Roderic Dunnett is a freelance journalist whose work has appeared in The Times, Financial Times, Guardian, Opera, Music and Musicians and The Musical Times. He wrote and presented the BBC Radio 3 series Britannia at the Opera last year and his illustrated outline biographies of Dvorak and Debussy were recently published by the Exley Press. He is an authority on the music of Ivor Gurney and has written many articles for music magazines and national newspapers as well as contributing to the IGS’s Annual Journal. (‘Patterns of Bright Green’- Vol 1, 1995 and ‘The Rightness of Gurney’ – Vol 2, 1996)
April Fredrick grew up in rural Wisconsin and began her vocal studies with Catherine McCord-Larsen at North Western College in Minnesota. She went on to gain an MMus in Vocal Performance and a PhD on the late songs of Ivor Gurney at the Royal Academy of Music, studying with Jane Highfield and Dominic Wheeler. April has performed widely as a soloist in recital and oratorio venues in the UK, including St. John’s Smith Square and Queen Elizabeth Hall in London and the Holywell Music Room in Oxford. Recent performances have included Vaughan Williams’ Dona Nobis Pacem with David Parry and the English Chamber Orchestra and the role of ‘Zora’ in the world premiere of Gloria Coates’ chamber opera A Stolen Identity in Munich. Her first solo disc, including Barber’s Knoxville: Summer of 1915 and Copland’s Eight Songs of Emily Dickinson, has been released on the SOMM label.
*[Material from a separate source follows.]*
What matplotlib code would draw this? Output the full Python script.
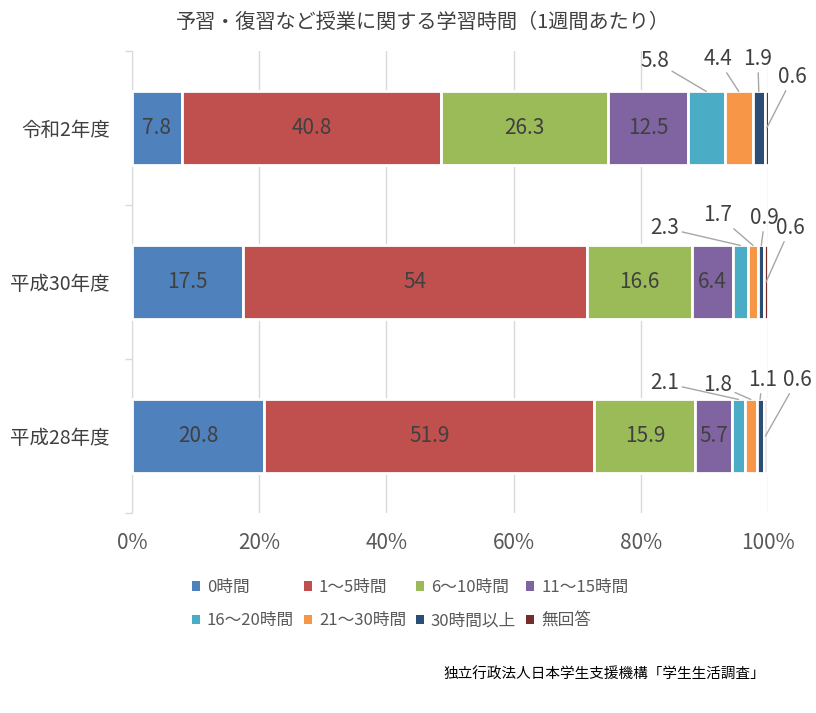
import numpy as np
import matplotlib
matplotlib.use("Agg")
import matplotlib.pyplot as plt
from matplotlib.patches import Patch

plt.rcParams['font.family'] = ['Noto Sans CJK JP', 'DejaVu Sans']

# data
years = ["令和2年度", "平成30年度", "平成28年度"]
groups = ["0時間", "1〜5時間", "6〜10時間", "11〜15時間",
          "16〜20時間", "21〜30時間", "30時間以上", "無回答"]
r2 = [7.8, 40.8, 26.3, 12.5, 5.8, 4.4, 1.9, 0.6]
h30 = [17.5, 54, 16.6, 6.4, 2.3, 1.7, 0.9, 0.6]
h28 = [20.8, 51.9, 15.9, 5.7, 2.1, 1.8, 1.1, 0.6]
vals = np.array([r2, h30, h28])

colors = ["#4F81BD", "#C0504D", "#9BBB59", "#8064A2",
          "#4BACC6", "#F79646", "#2C4D75", "#772C2A"]

# where the outside labels go: (row, segment) -> (x in %, y offset from bar centre)
callouts = {
    (0, 4): (82.2, -0.435), (0, 5): (92.1, -0.448), (0, 6): (98.4, -0.448), (0, 7): (103.9, -0.331),
    (1, 4): (83.8, -0.351), (1, 5): (92.1, -0.435), (1, 6): (99.5, -0.416), (1, 7): (103.5, -0.351),
    (2, 4): (83.8, -0.344), (2, 5): (92.1, -0.331), (2, 6): (99.1, -0.364), (2, 7): (104.6, -0.364),
}

fig = plt.figure(figsize=(8.16, 7.13), dpi=100)
ax = fig.add_axes([132/816, 1-513/713, 636/816, 462/713])

y = np.arange(len(years))
h = 0.475
left = np.zeros(len(years))
for j in range(len(groups)):
    w = vals[:, j]
    ax.barh(y, w, left=left, height=h, color=colors[j], edgecolor='white',
            linewidth=2, zorder=3)
    for i in range(len(years)):
        cx = left[i] + w[i] / 2
        txt = f"{w[i]:g}"
        if (i, j) in callouts:
            lx, dy = callouts[(i, j)]
            if j == 7:
                target = (cx, y[i])
            else:
                target = (cx, y[i] - h / 2)
            ax.annotate(txt, xy=target, xytext=(lx, y[i] + dy),
                        ha='center', va='center', fontsize=15, color='#404040',
                        annotation_clip=False,
                        arrowprops=dict(arrowstyle='-', color='#A6A6A6', lw=1,
                                        shrinkA=0, shrinkB=0))
        else:
            ax.text(cx, y[i], txt, ha='center', va='center', fontsize=15,
                    color='#404040', zorder=4)
    left = left + w

ax.set_xlim(0, 100)
ax.set_ylim(2.5, -0.5)
ax.set_xticks(np.arange(0, 101, 20))
ax.set_xticklabels([f"{t}%" for t in range(0, 101, 20)], fontsize=15, color='#595959')
ax.set_yticks(y)
ax.set_yticklabels(years, fontsize=14, color='#404040')
ax.set_yticks([-0.5, 0.5, 1.5, 2.5], minor=True)
ax.tick_params(axis='y', which='major', length=0, pad=16)
ax.tick_params(axis='y', which='minor', length=5, color='#D9D9D9', width=1)
ax.tick_params(axis='x', length=0, pad=14)
ax.grid(axis='x', color='#D9D9D9', linewidth=1)
ax.set_axisbelow(True)
for s in ['top', 'right', 'bottom']:
    ax.spines[s].set_visible(False)
ax.spines['left'].set_color('#D9D9D9')

fig.text(423/816, 1-22/713, "予習・復習など授業に関する学習時間（1週間あたり）",
         ha='center', va='center', fontsize=14.5, color='#404040')

handles = [Patch(facecolor=c, edgecolor='none') for c in colors]
order = [0, 4, 1, 5, 2, 6, 3, 7]
fig.legend([handles[k] for k in order], [groups[k] for k in order],
           loc='center', bbox_to_anchor=(410/816, 1-604/713), ncol=4,
           frameon=False, fontsize=12, handlelength=0.5, handleheight=0.5,
           handletextpad=0.4, columnspacing=0.6, labelspacing=1.0,
           labelcolor='#595959')

fig.text(765/816, 1-675/713, "独立行政法人日本学生支援機構「学生生活調査」",
         ha='right', va='center', fontsize=10.5, color='black')

fig.savefig("out.png", dpi=100)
Rolf Jordan is a former chairman of the Ivor Gurney Society. Until recently he was the editor of the Finzi Journal and of the Finzi anthology, The Clock of the Years (Chosen Press, 2007). He was recipient of a Finzi Trust Travel Scholarship in 2008. As a writer on British music he has contributed articles to the Ivor Gurney Society Journal, the British Music Society Journal and RVW Society Newsletter. He is currently preparing a joint biography of the singer James Campbell Mcinnes and composer Graham Peel.
Tim Kendall read English at Christ Church, Oxford, and completed his D. Phil on Northern Irish poetry in 1994. After holding several short-term teaching posts in Oxford, he became the Sir James Knott Research Fellow at the University of Newcastle. In 1997 he was appointed to his first permanent post, at the University of Bristol. He joined Exeter as Professor of English Literature in 2006, and became Head of Department in 2009. Tim has published a volume of poetry Strange Land (Carcanet, 2005) and authored and edited books on Sylvia Plath, Paul Muldoon, and British war poetry. His most recent publication was The Art of Robert Frost (Yale UP, 2012), and his next will be an anthology of First World War poetry (Oxford World’s Classics, 2013). With Philip Lancaster, he is working on a 3-volume variorum edition of Ivor Gurney’s complete poetry and prose for Oxford English Texts. The first of these volumes, covering the period up to September 1922, will appear in 2014. For further information please see:
http://en.wikipedia.org/wiki/Tim_Kendall.
Kate Kennedy is a Research Fellow in English and Music at Girton College, Cambridge, where she is also Director of Studies in Music. She specialises in twentieth century music and literature, particularly of the First World War. She studied both English and Music at Cambridge, and continued her studies as a cellist at the Royal College of Music, before completing a masters in Biography at King’s College, London. Her PhD was on the songs and poems of Ivor Gurney. She has published numerous papers on music and literature around the First World War, and is co-editing The Silent Morning: Cultural Responses to the Armistice, 1918. She has also co-edited and contributed to a special edition of the Journal of First World War Studies, entitled ‘The First World War: Music, Literature, Memory’. She is currently engaged in writing a critical biography of Ivor Gurney to be published by OUP.